In this presentation we analyze regression problems where input covariates, and possibly output responses, are probability distribution functions from a nonparametric function class. Such problems cover a large range of interesting applications including learning the dynamics of cosmological particles and general tasks like parameter estimation.
However, previous nonparametric estimators for functional regression problems scale badly computationally with the number of input/output pairs in a data-set. Yet, given the complexity of distributional data it may be necessary to consider large data-sets in order to achieve a low estimation risk.
To address this issue, we present two novel scalable nonparametric estimators: the Double-Basis Estimator (2BE) for distribution-to-real regression problems; and the Triple-Basis Estimator (3BE) for distribution-to-distribution regression problems. Both the 2BE and 3BE can scale to massive data-sets. We show an improvement of several orders of magnitude in terms of prediction speed and a reduction in error over previous estimators in various synthetic and real-world data-sets.

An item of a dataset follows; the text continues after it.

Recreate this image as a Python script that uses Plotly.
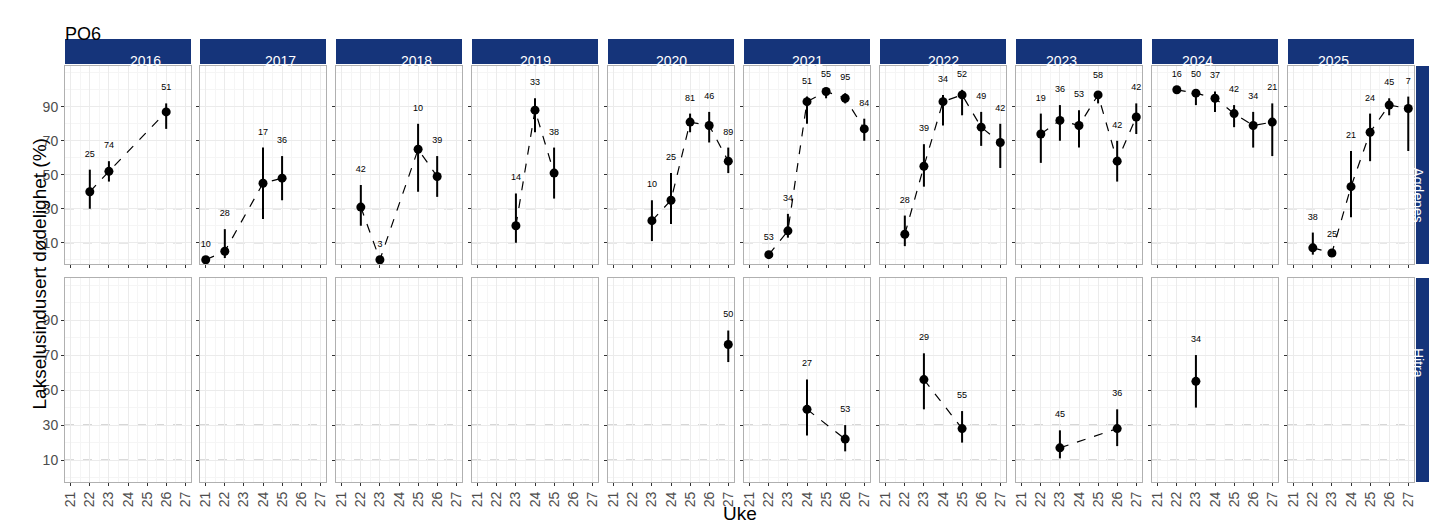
import plotly.graph_objects as go

years = [2016, 2017, 2018, 2019, 2020, 2021, 2022, 2023, 2024, 2025]
sites = ["Agdenes", "Hitra"]

# Agdenes: per year lists of week, value, low, high, n-label
agd_week = {2016: [22, 23, 26], 2017: [21, 22, 24, 25], 2018: [22, 23, 25, 26], 2019: [23, 24, 25],
            2020: [23, 24, 25, 26, 27], 2021: [22, 23, 24, 25, 26, 27], 2022: [22, 23, 24, 25, 26, 27],
            2023: [22, 23, 24, 25, 26, 27], 2024: [22, 23, 24, 25, 26, 27], 2025: [22, 23, 24, 25, 26, 27]}
agd_val = {2016: [40, 52, 87], 2017: [0, 5, 45, 48], 2018: [31, 0, 65, 49], 2019: [20, 88, 51],
           2020: [23, 35, 81, 79, 58], 2021: [3, 17, 93, 99, 95, 77], 2022: [15, 55, 93, 97, 78, 69],
           2023: [74, 82, 79, 97, 58, 84], 2024: [100, 98, 95, 86, 79, 81], 2025: [7, 4, 43, 75, 91, 89]}
agd_lo = {2016: [30, 46, 77], 2017: [0, 1, 24, 35], 2018: [20, 0, 40, 37], 2019: [10, 75, 36],
          2020: [11, 21, 75, 69, 51], 2021: [2, 13, 80, 95, 92, 70], 2022: [8, 43, 79, 85, 67, 54],
          2023: [57, 70, 66, 92, 46, 74], 2024: [99, 91, 87, 78, 66, 61], 2025: [3, 2, 25, 58, 85, 64]}
agd_hi = {2016: [53, 58, 92], 2017: [0, 18, 66, 61], 2018: [44, 0, 80, 61], 2019: [39, 95, 66],
          2020: [35, 51, 86, 87, 66], 2021: [4, 27, 96, 100, 98, 83], 2022: [26, 68, 97, 100, 87, 80],
          2023: [86, 91, 88, 99, 70, 92], 2024: [100, 100, 99, 91, 87, 92], 2025: [16, 6, 64, 86, 95, 96]}
agd_n = {2016: [25, 74, 51], 2017: [10, 28, 17, 36], 2018: [42, 3, 10, 39], 2019: [14, 33, 38],
         2020: [10, 25, 81, 46, 89], 2021: [53, 34, 51, 55, 95, 84], 2022: [28, 39, 34, 52, 49, 42],
         2023: [19, 36, 53, 58, 42, 42], 2024: [16, 50, 37, 42, 34, 21], 2025: [38, 25, 21, 24, 45, 7]}

hit_week = {2020: [27], 2021: [24, 26], 2022: [23, 25], 2023: [23, 26], 2024: [23]}
hit_val = {2020: [76], 2021: [39, 22], 2022: [56, 28], 2023: [17, 28], 2024: [55]}
hit_lo = {2020: [66], 2021: [24, 15], 2022: [39, 20], 2023: [11, 18], 2024: [40]}
hit_hi = {2020: [84], 2021: [56, 30], 2022: [71, 38], 2023: [27, 39], 2024: [70]}
hit_n = {2020: [50], 2021: [27, 53], 2022: [29, 55], 2023: [45, 36], 2024: [34]}

week_ticks = [21, 22, 23, 24, 25, 26, 27]
y_ticks = [10, 30, 50, 70, 90]
ref_lines = [10, 30]

W, H = 1437, 531
panel_x0 = [57, 192, 328, 464, 600, 736, 872, 1008, 1144, 1280]
panel_w = 126
rows_px = [(58, 256), (270, 474)]
STRIP = "#15347a"

fig = go.Figure()
layout = {}
shapes = []
annotations = []

data = [(agd_week, agd_val, agd_lo, agd_hi, agd_n), (hit_week, hit_val, hit_lo, hit_hi, hit_n)]

idx = 0
for r in range(2):
    for c, yr in enumerate(years):
        idx += 1
        xa = "x" if idx == 1 else f"x{idx}"
        ya = "y" if idx == 1 else f"y{idx}"
        x0 = panel_x0[c] / W
        x1 = (panel_x0[c] + panel_w) / W
        y0 = 1 - rows_px[r][1] / H
        y1 = 1 - rows_px[r][0] / H
        layout[f"xaxis{'' if idx == 1 else idx}"] = dict(
            domain=[x0, x1], range=[20.7, 27.3], anchor=ya, tickvals=week_ticks, automargin=False,
            ticktext=[str(t) for t in week_ticks], showticklabels=(r == 1), tickangle=-90,
            ticks="outside", ticklen=3, tickcolor="#333", tickfont=dict(size=14, color="#4d4d4d"),
            showgrid=True, gridcolor="#ebebeb", gridwidth=1, minor=dict(dtick=0.5, showgrid=True, gridcolor="#f5f5f5"),
            zeroline=False, showline=True, linecolor="#b0b0b0", mirror=True)
        layout[f"yaxis{'' if idx == 1 else idx}"] = dict(
            domain=[y0, y1], range=[-2.5, 114], anchor=xa, tickvals=y_ticks, automargin=False,
            showticklabels=(c == 0), ticks="outside", ticklen=3, tickcolor="#333",
            tickfont=dict(size=14, color="#4d4d4d"), showgrid=True, gridcolor="#ebebeb",
            minor=dict(dtick=10, showgrid=True, gridcolor="#f5f5f5"),
            zeroline=False, showline=True, linecolor="#b0b0b0", mirror=True)
        for rv in ref_lines:
            shapes.append(dict(type="line", xref=f"{xa} domain", yref=ya, x0=0, x1=1, y0=rv, y1=rv,
                               line=dict(color="#a0a0a0", width=1, dash="dash"), layer="below"))
        wk, val, lo, hi, nn = data[r]
        if yr in wk:
            v = val[yr]
            fig.add_trace(go.Scatter(
                x=wk[yr], y=v, mode="lines+markers", xaxis=xa, yaxis=ya, showlegend=False,
                line=dict(color="black", width=1.2, dash="dash"),
                marker=dict(color="black", size=9),
                error_y=dict(type="data", symmetric=False,
                             array=[h - p for h, p in zip(hi[yr], v)],
                             arrayminus=[p - l for l, p in zip(lo[yr], v)],
                             width=0, thickness=2, color="black")))
            fig.add_trace(go.Scatter(
                x=wk[yr], y=[h + 9 for h in hi[yr]], mode="text", text=[str(n) for n in nn[yr]],
                textfont=dict(size=9, color="black"), xaxis=xa, yaxis=ya, showlegend=False,
                hoverinfo="skip"))
        if r == 0:
            shapes.append(dict(type="rect", xref="paper", yref="paper", x0=x0, x1=x1,
                               y0=1 - 56 / H, y1=1 - 31 / H, fillcolor=STRIP, line=dict(width=0)))
            annotations.append(dict(text=str(yr), xref="paper", yref="paper", x=(x0 + x1) / 2,
                                    y=1 - 43.5 / H, showarrow=False,
                                    font=dict(size=14, color="white")))
    y0 = 1 - rows_px[r][1] / H
    y1 = 1 - rows_px[r][0] / H
    shapes.append(dict(type="rect", xref="paper", yref="paper", x0=1408 / W, x1=1432 / W,
                       y0=y0, y1=y1, fillcolor=STRIP, line=dict(width=0)))
    annotations.append(dict(text=sites[r], xref="paper", yref="paper", x=1420 / W, y=(y0 + y1) / 2,
                            showarrow=False, textangle=90, font=dict(size=14, color="white")))

annotations.append(dict(text="PO6", xref="paper", yref="paper", x=55 / W, y=1 - 14 / H,
                        showarrow=False, xanchor="left", font=dict(size=18, color="black")))
annotations.append(dict(text="Lakselusindusert dødelighet (%)", xref="paper", yref="paper",
                        x=18 / W, y=1 - 266 / H, showarrow=False, textangle=-90,
                        font=dict(size=19, color="black")))
annotations.append(dict(text="Uke", xref="paper", yref="paper", x=732 / W, y=1 - 518 / H,
                        showarrow=False, font=dict(size=19, color="black")))

fig.update_layout(**layout)
fig.update_layout(width=W, height=H, margin=dict(l=0, r=0, t=0, b=0, autoexpand=False),
                  plot_bgcolor="white", paper_bgcolor="white",
                  font=dict(family="Liberation Sans, Arial, sans-serif"),
                  shapes=shapes, annotations=annotations)
fig.write_html("out.html")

Junier Oliva is a Ph.D. candidate in the Machine Learning Department at the School of Computer Science, Carnegie Mellon University. His main research interest is to build algorithms that understand data at an aggregate, holistic level. Currently, he is working to push machine learning past the realm of operating over static finite vectors, and start reasoning ubiquitously with complex, dynamic collections like sets and sequences. Moreover, he is interested in exporting concepts from learning on distributional and functional inputs to modern techniques in deep learning, and vice-versa. He is also developing methods for analyzing massive datasets, both in terms of instances and covariates. Prior to beginning his Ph.D. program, he received his B.S. and M.S. in Computer Science from Carnegie Mellon University. He also spent a year as a software engineer for Yahoo!, and a summer as a machine learning intern at Uber ATG.